Written request –
Nothing outside the range from the line with "Rebuild this chart" to the line with "const yTicks = [-1, 0, 1, 2, 3, 4, 5, 6];" belongs in the copy, and no pictures do either; repeat that range exactly.

Recorded information –
— begin —
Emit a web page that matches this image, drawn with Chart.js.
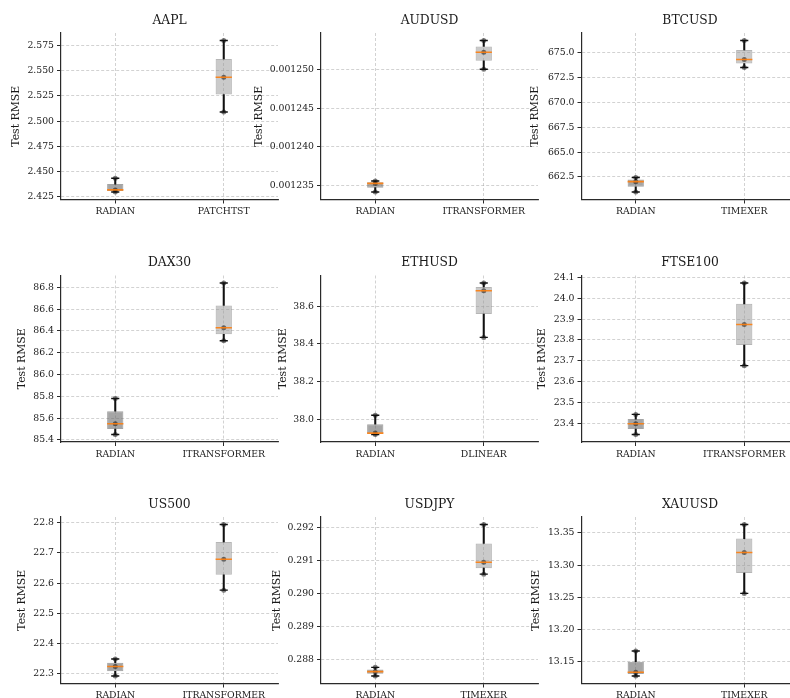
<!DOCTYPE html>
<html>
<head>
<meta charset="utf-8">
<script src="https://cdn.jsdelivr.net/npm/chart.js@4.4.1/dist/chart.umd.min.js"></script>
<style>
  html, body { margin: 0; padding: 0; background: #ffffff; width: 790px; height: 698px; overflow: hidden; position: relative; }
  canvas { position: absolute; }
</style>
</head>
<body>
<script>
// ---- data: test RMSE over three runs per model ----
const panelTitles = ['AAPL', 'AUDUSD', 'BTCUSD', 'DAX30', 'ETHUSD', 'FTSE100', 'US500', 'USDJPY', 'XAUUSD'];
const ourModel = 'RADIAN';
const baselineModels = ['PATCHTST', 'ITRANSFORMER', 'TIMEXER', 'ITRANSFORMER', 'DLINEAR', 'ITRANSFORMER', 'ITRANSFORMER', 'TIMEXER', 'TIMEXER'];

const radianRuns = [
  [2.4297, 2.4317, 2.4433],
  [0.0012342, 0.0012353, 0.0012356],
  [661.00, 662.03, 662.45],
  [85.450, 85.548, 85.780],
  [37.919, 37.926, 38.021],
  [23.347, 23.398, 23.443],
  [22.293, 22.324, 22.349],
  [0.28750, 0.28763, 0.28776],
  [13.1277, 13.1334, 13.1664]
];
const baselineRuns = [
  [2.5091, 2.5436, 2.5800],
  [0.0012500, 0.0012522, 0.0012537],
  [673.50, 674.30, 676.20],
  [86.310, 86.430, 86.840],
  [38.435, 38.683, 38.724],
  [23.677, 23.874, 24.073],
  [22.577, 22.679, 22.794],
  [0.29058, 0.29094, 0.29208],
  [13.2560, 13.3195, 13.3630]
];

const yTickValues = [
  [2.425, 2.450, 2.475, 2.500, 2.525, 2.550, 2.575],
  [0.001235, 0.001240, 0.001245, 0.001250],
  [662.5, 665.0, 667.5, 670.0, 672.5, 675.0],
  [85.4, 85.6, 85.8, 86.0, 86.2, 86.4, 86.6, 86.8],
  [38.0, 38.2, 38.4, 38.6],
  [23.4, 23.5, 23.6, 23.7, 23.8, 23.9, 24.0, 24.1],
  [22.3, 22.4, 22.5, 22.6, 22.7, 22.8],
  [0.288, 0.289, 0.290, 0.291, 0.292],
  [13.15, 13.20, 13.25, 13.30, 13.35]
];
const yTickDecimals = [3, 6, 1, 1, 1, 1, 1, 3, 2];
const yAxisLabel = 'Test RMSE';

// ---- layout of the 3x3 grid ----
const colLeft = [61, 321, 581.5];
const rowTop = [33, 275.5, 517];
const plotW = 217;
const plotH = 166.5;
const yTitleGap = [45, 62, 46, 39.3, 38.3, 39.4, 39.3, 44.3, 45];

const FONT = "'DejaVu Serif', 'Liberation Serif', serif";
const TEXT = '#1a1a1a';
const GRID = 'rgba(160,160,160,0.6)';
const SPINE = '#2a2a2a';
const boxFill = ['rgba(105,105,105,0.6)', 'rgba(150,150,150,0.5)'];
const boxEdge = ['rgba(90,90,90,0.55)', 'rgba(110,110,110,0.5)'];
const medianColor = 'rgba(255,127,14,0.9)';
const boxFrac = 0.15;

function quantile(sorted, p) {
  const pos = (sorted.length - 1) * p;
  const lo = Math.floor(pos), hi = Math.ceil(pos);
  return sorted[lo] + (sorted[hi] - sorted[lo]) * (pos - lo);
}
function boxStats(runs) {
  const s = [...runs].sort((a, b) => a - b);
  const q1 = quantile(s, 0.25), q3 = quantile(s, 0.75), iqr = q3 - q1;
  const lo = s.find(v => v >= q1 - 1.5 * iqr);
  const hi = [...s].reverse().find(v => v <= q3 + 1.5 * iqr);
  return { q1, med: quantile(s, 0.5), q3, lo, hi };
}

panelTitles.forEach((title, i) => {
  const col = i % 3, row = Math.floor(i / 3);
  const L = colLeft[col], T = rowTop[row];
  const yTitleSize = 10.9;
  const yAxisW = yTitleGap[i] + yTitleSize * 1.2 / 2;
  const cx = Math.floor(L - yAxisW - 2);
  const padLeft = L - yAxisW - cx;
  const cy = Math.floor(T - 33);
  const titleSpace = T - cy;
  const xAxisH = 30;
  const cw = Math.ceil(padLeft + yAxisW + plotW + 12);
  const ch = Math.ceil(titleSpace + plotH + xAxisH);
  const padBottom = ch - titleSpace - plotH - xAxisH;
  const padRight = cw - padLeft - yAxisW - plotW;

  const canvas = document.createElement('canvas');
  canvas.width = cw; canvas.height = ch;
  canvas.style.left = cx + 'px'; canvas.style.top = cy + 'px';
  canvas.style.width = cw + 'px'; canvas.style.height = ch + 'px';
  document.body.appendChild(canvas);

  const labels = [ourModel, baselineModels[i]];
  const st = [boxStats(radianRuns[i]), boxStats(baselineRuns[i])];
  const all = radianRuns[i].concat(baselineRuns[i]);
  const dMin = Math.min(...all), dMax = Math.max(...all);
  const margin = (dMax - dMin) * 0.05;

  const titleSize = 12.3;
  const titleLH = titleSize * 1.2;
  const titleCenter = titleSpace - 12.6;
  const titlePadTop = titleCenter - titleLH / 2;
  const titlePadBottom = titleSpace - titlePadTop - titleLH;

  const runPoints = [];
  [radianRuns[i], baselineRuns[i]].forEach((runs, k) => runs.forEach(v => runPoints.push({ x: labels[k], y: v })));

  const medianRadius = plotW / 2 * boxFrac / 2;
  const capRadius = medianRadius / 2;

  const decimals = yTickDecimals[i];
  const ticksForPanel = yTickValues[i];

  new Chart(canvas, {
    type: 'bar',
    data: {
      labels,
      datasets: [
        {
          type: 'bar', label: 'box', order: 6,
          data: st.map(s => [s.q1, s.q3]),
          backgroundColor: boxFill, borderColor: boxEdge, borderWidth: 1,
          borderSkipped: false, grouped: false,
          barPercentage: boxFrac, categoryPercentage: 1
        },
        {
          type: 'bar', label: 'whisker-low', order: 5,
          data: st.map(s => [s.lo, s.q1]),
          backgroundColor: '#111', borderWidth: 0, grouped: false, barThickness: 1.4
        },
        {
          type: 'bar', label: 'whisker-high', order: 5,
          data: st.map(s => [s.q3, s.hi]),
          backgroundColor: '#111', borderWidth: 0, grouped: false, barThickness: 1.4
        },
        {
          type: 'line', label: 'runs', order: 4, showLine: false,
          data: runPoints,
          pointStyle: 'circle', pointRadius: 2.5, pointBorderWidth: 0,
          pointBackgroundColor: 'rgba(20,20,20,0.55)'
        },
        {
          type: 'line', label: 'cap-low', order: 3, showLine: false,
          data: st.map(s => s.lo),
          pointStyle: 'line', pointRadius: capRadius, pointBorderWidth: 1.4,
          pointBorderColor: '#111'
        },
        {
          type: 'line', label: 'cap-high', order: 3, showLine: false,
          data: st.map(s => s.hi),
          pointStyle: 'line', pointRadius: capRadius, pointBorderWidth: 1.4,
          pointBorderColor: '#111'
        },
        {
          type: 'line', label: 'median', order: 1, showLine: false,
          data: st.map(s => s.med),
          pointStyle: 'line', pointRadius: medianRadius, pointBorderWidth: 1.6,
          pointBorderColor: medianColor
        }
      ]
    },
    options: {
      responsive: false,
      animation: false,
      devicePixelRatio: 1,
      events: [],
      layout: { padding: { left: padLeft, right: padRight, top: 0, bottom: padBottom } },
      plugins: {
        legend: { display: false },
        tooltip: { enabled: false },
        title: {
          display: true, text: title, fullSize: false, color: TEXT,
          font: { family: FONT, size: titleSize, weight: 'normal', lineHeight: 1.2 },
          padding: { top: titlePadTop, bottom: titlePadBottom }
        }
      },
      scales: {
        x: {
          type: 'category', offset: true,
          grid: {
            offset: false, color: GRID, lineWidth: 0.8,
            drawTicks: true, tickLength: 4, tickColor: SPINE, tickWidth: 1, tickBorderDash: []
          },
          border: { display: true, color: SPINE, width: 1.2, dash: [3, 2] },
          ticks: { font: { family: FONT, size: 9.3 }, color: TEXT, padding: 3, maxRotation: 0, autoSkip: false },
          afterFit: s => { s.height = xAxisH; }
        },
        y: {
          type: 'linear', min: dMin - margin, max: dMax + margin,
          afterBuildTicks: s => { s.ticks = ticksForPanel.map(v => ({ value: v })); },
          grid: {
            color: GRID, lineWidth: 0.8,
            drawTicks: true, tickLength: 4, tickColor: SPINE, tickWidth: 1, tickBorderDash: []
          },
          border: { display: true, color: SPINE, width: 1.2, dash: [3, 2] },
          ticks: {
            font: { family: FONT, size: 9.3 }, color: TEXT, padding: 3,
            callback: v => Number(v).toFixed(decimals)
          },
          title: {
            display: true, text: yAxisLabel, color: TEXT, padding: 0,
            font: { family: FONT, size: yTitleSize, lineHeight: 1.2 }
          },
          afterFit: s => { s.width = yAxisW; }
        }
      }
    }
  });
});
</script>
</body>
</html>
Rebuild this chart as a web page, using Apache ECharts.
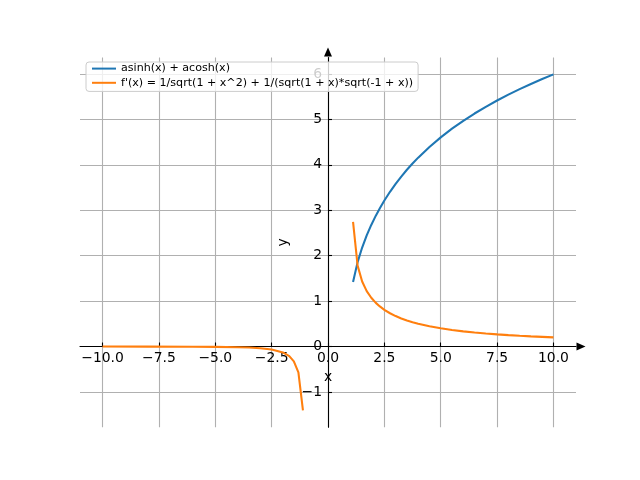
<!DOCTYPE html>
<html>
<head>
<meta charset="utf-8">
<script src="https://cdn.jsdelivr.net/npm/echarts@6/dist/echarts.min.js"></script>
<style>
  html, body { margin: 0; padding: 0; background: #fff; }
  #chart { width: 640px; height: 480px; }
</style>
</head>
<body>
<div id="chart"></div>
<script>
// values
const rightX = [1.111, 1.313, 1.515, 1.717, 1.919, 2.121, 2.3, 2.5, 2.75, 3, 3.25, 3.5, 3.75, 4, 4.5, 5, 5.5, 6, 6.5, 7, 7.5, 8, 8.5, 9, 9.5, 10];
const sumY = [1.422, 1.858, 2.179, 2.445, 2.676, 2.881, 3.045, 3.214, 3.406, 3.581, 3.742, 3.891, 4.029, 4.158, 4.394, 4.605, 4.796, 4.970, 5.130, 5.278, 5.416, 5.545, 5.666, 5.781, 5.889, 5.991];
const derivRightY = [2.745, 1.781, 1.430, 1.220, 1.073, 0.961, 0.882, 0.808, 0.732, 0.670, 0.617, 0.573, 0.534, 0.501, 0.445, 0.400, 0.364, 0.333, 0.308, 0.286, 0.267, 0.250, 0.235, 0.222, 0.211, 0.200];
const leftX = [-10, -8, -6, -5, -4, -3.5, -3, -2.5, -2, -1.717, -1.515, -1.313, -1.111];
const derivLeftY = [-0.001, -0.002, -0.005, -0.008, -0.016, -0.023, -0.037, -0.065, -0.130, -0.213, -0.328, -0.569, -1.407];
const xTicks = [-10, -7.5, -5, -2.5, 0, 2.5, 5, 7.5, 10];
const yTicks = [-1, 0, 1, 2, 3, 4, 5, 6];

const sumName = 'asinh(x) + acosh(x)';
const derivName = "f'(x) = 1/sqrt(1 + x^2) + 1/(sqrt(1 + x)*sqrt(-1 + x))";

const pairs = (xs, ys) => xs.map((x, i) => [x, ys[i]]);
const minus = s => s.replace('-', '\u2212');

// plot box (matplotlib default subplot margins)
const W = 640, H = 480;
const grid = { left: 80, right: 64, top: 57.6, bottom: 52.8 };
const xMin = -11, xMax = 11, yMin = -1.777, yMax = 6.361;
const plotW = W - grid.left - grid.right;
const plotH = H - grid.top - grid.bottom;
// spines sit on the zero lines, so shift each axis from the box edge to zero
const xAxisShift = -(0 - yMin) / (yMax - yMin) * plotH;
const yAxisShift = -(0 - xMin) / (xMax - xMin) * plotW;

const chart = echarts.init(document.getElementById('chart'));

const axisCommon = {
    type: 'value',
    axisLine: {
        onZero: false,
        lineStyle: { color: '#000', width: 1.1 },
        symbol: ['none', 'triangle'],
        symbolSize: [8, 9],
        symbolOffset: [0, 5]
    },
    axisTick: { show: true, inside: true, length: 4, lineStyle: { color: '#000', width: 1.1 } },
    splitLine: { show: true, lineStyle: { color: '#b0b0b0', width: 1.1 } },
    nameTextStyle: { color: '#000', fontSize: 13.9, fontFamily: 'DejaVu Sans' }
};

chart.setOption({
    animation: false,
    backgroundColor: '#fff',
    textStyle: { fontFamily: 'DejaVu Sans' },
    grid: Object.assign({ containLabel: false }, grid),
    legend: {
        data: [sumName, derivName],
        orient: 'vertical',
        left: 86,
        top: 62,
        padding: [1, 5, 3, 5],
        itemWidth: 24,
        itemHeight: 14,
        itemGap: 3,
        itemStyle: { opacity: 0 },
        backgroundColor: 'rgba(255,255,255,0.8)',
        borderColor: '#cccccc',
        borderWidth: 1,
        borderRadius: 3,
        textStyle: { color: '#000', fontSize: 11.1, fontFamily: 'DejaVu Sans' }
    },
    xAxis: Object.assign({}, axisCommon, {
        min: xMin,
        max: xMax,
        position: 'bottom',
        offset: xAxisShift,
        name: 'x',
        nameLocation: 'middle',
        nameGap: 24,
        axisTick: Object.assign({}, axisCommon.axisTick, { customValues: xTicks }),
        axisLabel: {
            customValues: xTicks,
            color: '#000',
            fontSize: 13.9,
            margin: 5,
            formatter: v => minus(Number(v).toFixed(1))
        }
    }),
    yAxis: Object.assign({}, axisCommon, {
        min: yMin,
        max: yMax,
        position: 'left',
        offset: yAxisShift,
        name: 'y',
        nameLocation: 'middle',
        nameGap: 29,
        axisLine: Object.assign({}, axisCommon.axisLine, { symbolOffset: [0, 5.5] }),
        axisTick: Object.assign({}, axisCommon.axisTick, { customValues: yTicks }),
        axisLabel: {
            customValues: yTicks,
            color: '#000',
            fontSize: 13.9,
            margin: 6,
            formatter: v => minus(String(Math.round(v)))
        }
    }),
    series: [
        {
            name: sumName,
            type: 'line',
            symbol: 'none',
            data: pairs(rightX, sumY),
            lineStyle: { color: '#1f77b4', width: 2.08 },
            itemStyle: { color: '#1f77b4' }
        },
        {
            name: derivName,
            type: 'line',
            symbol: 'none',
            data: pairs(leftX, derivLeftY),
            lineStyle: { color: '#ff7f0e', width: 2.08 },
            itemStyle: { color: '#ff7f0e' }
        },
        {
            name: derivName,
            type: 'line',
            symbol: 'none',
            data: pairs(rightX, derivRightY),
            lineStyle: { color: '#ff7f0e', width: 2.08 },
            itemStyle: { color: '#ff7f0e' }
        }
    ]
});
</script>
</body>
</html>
— end —
Answer to the problem –
Rebuild this chart as a web page, using Apache ECharts.
<!DOCTYPE html>
<html>
<head>
<meta charset="utf-8">
<script src="https://cdn.jsdelivr.net/npm/echarts@6/dist/echarts.min.js"></script>
<style>
  html, body { margin: 0; padding: 0; background: #fff; }
  #chart { width: 640px; height: 480px; }
</style>
</head>
<body>
<div id="chart"></div>
<script>
// values
const rightX = [1.111, 1.313, 1.515, 1.717, 1.919, 2.121, 2.3, 2.5, 2.75, 3, 3.25, 3.5, 3.75, 4, 4.5, 5, 5.5, 6, 6.5, 7, 7.5, 8, 8.5, 9, 9.5, 10];
const sumY = [1.422, 1.858, 2.179, 2.445, 2.676, 2.881, 3.045, 3.214, 3.406, 3.581, 3.742, 3.891, 4.029, 4.158, 4.394, 4.605, 4.796, 4.970, 5.130, 5.278, 5.416, 5.545, 5.666, 5.781, 5.889, 5.991];
const derivRightY = [2.745, 1.781, 1.430, 1.220, 1.073, 0.961, 0.882, 0.808, 0.732, 0.670, 0.617, 0.573, 0.534, 0.501, 0.445, 0.400, 0.364, 0.333, 0.308, 0.286, 0.267, 0.250, 0.235, 0.222, 0.211, 0.200];
const leftX = [-10, -8, -6, -5, -4, -3.5, -3, -2.5, -2, -1.717, -1.515, -1.313, -1.111];
const derivLeftY = [-0.001, -0.002, -0.005, -0.008, -0.016, -0.023, -0.037, -0.065, -0.130, -0.213, -0.328, -0.569, -1.407];
const xTicks = [-10, -7.5, -5, -2.5, 0, 2.5, 5, 7.5, 10];
const yTicks = [-1, 0, 1, 2, 3, 4, 5, 6];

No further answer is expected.